Synthesis, Structure, and Performance of Efficient Red Phosphor LiNaGe4O9:Mn4+ and Its Application in Warm WLEDs

Abstract

For phosphor‐converted warm white light‐emitting diodes (WLEDs), it is essential to find highly efficient red oxide phosphors, which are better chemically stable and benign to environment and can be prepared in a much milder condition. Here, we report a red phosphor LiNaGe4O9:Mn4+ with a quantum yield up to 78% after systematic optimization in synthesis temperature, dopant concentration of Mn4+, and sintering time.
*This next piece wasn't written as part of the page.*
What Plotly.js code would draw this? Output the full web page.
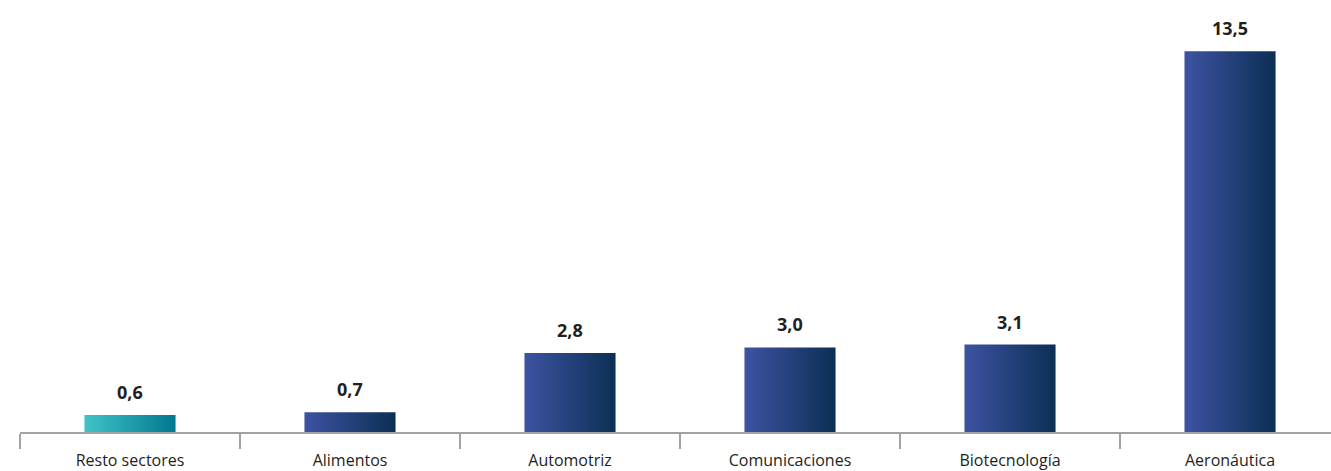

Best performance of the phosphor can be reached when it is synthesized in a mild reaction condition, that is, at 850°C for 3 h in air. The integrated emission intensity is more than four times stronger than commercial red phosphor 3.5MgO·0.5MgF2·GeO2:Mn4+ (MFG:Mn4+) under a blue light excitation at 470 nm. Crystal structural analysis reveals that the high efficiency Mn4+ exhibits in the compound is mainly due to the well separation of GeO6 groups from each other by GeO4 tetrahedra in the neighborhood and the ideal substitution of octahedral Ge4+ site by Mn4+ in view of both size and charge matches. The high performance of the phosphor encourages us to apply the blue absorbing red phosphor to WLED, which is based on combination of a blue LED chip and YAG:Ce3+, and the warm perception WLED is therefore achieved with a color temperature of 3353 K.